Try holding a pencil at arm's length so it covers the view of a nearby object.
By closing each eye in turn, the pencil seems to move.
This is because each eye looks at it from a slightly different angle.
This effect is known as parallax.
Your brain uses the distance between your eyes, known as the baseline, and the angles with the object, to instantly calculate the unknown distance.
Parallax:
Displacement of an observed object
Caused by a change in observational position
Measured from baseline
Astronomical Measurements
Parallax has been used to measure some of the greatest distances imaginable – the distances of stars from Earth.
Just like the pencil to our eyes, over time, a near star will seem to shift its position against stars that are farther away.
This parallax shift is because as the Earth moves along its orbit, the observation position changes.

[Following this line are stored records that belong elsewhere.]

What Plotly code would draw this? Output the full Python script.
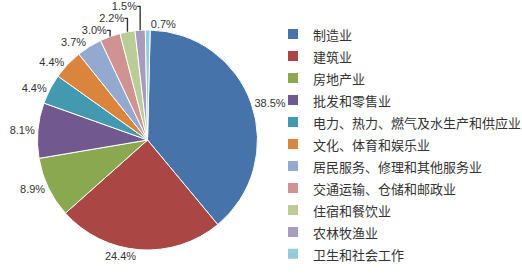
import plotly.graph_objects as go

categories = ["制造业", "建筑业", "房地产业", "批发和零售业", "电力、热力、燃气及水生产和供应业",
              "文化、体育和娱乐业", "居民服务、修理和其他服务业", "交通运输、仓储和邮政业",
              "住宿和餐饮业", "农林牧渔业", "卫生和社会工作"]
values = [38.5, 24.4, 8.9, 8.1, 4.4, 4.4, 3.7, 3.0, 2.2, 1.5, 0.7]
colors = ["#4674AA", "#AA4744", "#8AA84F", "#71598F", "#4299B0", "#DB843D",
          "#93A9D0", "#D09392", "#BACD96", "#A89BBD", "#92CCDD"]

legend_labels = ["<span style='font-size:13px'>" + c + "</span>" for c in categories]

fig = go.Figure(go.Pie(
    labels=legend_labels,
    values=values,
    sort=False,
    direction="clockwise",
    rotation=1.4,
    marker=dict(colors=colors, line=dict(color="white", width=1)),
    texttemplate="%{value:.1f}%",
    textposition="outside",
    textfont=dict(size=11, color="#333333", family="Liberation Sans, Arial, sans-serif"),
    hovertemplate="%{customdata}: %{value}%<extra></extra>",
    customdata=categories,
    domain=dict(x=[37 / 522, 258 / 522], y=[1 - 250 / 278, 1 - 30 / 278]),
    automargin=False,
))

fig.update_layout(
    width=522, height=278,
    margin=dict(l=0, r=0, t=0, b=0, autoexpand=False),
    paper_bgcolor="white",
    font=dict(family="Noto Sans CJK SC, sans-serif", color="#333333"),
    showlegend=True,
    legend=dict(x=273 / 522, y=0.935, xanchor="left", yanchor="top",
                bgcolor="rgba(0,0,0,0)",
                font=dict(size=14.6), itemsizing="constant",
                tracegroupgap=0, itemwidth=30),
)

fig.write_html("out.html")
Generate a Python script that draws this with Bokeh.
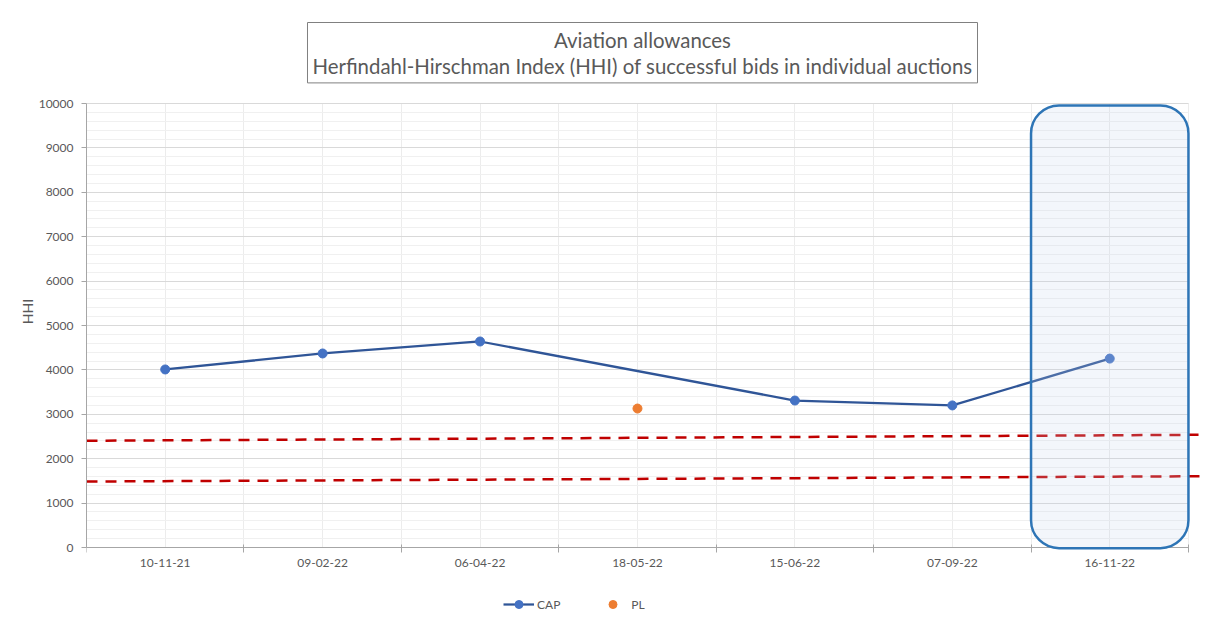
from bokeh.plotting import figure
from bokeh.models import (FixedTicker, Legend, LegendItem, BoxAnnotation, Label, Range1d)
from bokeh.embed import file_html
from bokeh.resources import INLINE

# ---- data ----
dates = ["10-11-21", "09-02-22", "06-04-22", "18-05-22", "15-06-22", "07-09-22", "16-11-22"]
cap_dates = ["10-11-21", "09-02-22", "06-04-22", "15-06-22", "07-09-22", "16-11-22"]
cap_values = [4010, 4370, 4640, 3310, 3200, 4255]
pl_dates = ["18-05-22"]
pl_values = [3130]
y_ticks = list(range(0, 10001, 1000))
# threshold guide lines (values at left and right end)
upper_line = [2404, 2538]
lower_line = [1486, 1606]
highlight_date = "16-11-22"
title_text = "Aviation allowances\nHerfindahl-Hirschman Index (HHI) of successful bids in individual auctions"

FONT = "Lato"
GREY = "#595959"
N = len(dates)
YMAX = 10000

def cx(d):
    return dates.index(d) + 0.5

# frame spans the whole canvas right of the y axis; x axis pinned to data 0
p = figure(width=1210, height=622, output_backend="svg", toolbar_location=None,
           x_range=Range1d(0, 7.14), y_range=Range1d(-1689, 12320),
           min_border_left=86, min_border_right=0, min_border_top=0, min_border_bottom=0)
p.outline_line_color = None
p.background_fill_color = "white"
p.border_fill_color = "white"

# x axis
p.xaxis.fixed_location = 0
p.xaxis.bounds = (0, N)
p.xaxis.ticker = FixedTicker(ticks=[i + 0.5 for i in range(N)],
                             minor_ticks=list(range(N + 1)))
p.xaxis.major_label_overrides = {i + 0.5: d for i, d in enumerate(dates)}
p.xaxis.major_tick_out = 0
p.xaxis.major_tick_in = 0
p.xaxis.minor_tick_out = 5
p.xaxis.minor_tick_in = 3
p.xaxis.minor_tick_line_color = "#a6a6a6"
p.xaxis.axis_line_color = "#a6a6a6"
p.xaxis.major_label_text_font = FONT
p.xaxis.major_label_text_font_size = "12px"
p.xaxis.major_label_text_color = GREY
p.xaxis.major_label_standoff = 6

# y axis
yt = FixedTicker(ticks=y_ticks, minor_ticks=list(range(0, YMAX + 1, 200)))
p.yaxis.bounds = (0, YMAX)
p.yaxis.ticker = yt
p.yaxis.major_tick_out = 5
p.yaxis.major_tick_in = 0
p.yaxis.minor_tick_out = 0
p.yaxis.minor_tick_in = 0
p.yaxis.major_tick_line_color = "#a6a6a6"
p.yaxis.axis_line_color = "#a6a6a6"
p.yaxis.major_label_text_font = FONT
p.yaxis.major_label_text_font_size = "12px"
p.yaxis.major_label_text_color = GREY
p.yaxis.major_label_standoff = 8
p.yaxis.axis_label = "HHI"
p.yaxis.axis_label_text_font = FONT
p.yaxis.axis_label_text_font_size = "14px"
p.yaxis.axis_label_text_font_style = "normal"
p.yaxis.axis_label_text_color = GREY
p.yaxis.axis_label_standoff = 0

# grids
p.xgrid.ticker = FixedTicker(ticks=[i * 0.5 for i in range(2 * N + 1)])
p.xgrid.grid_line_color = "#ececec"
p.ygrid.ticker = yt
p.ygrid.grid_line_color = "#d9d9d9"
p.ygrid.minor_grid_line_color = "#f0f0f0"
try:
    p.xgrid.cross_bounds = (0, YMAX)
    p.ygrid.cross_bounds = (0, N)
except Exception:
    p.xgrid.visible = False
    p.ygrid.visible = False
    vx = [i * 0.5 for i in range(2 * N + 1)]
    p.segment(vx, [0] * len(vx), vx, [YMAX] * len(vx), line_color="#ececec")
    my = list(range(0, YMAX + 1, 200))
    p.segment([0] * len(my), my, [N] * len(my), my, line_color="#f0f0f0")
    p.segment([0] * len(y_ticks), y_ticks, [N] * len(y_ticks), y_ticks, line_color="#d9d9d9")

# threshold dashed lines
p.line([0, 7.064], upper_line, line_color="#c00000", line_width=2.5, line_dash="11 8")
p.line([0, 7.115], lower_line, line_color="#c00000", line_width=2.5, line_dash="11 8")

# series
xs = [cx(d) for d in cap_dates]
cap_line = p.line(xs, cap_values, line_color="#2f5597", line_width=2.25)
cap_pts = p.scatter(xs, cap_values, size=9, fill_color="#4472c4", line_color="#4472c4")
pl_pts = p.scatter([cx(d) for d in pl_dates], pl_values, size=9,
                   fill_color="#ed7d31", line_color="#ed7d31")

# highlight box
hi = dates.index(highlight_date)
box = BoxAnnotation(left=hi, right=hi + 1, bottom=-15, top=9955,
                    fill_color="#c5d3ec", fill_alpha=0.2,
                    line_color="#2e75b6", line_alpha=1.0, line_width=2.5, border_radius=28)
p.add_layout(box)

# title box
title = Label(x=556, y=600, x_units="screen", y_units="screen",
              text=title_text, text_align="center", text_baseline="top",
              text_font=FONT, text_font_size="20.4px", text_color=GREY,
              text_line_height=1.1,
              border_line_color="#808080", border_line_width=1,
              background_fill_color="white", padding=5)
p.add_layout(title)

legend = Legend(items=[LegendItem(label="CAP", renderers=[cap_line, cap_pts]),
                       LegendItem(label="PL", renderers=[pl_pts])],
                orientation="horizontal", location=(417, 8))
legend.border_line_color = None
legend.background_fill_alpha = 0
legend.label_text_font = FONT
legend.label_text_font_size = "12px"
legend.label_text_color = GREY
legend.glyph_width = 31
legend.label_standoff = 3
legend.spacing = 37
legend.margin = 0
legend.padding = 5
p.add_layout(legend)

open("out.html", "w").write(file_html(p, INLINE))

The baseline between the observational points of an average adult's two eyes is just 6 centimetres.
Whereas Earth's orbit around the Sun can produce two observational points as far apart as a baseline of 300 million kilometres.
By taking pictures from Earth at these maximum observational points six months apart, astronomers can record how many degrees a star appears to have shifted in this time.
This is called the parallax angle, which because of the extreme distances of stars, is incredibly small.
But by creating a right angle triangle the astronomers know the baseline distance and two angles, and so have enough information to use trigonometry to calculate the distance of stars from Earth.
Much like the pencil experiment, yet on an immense scale.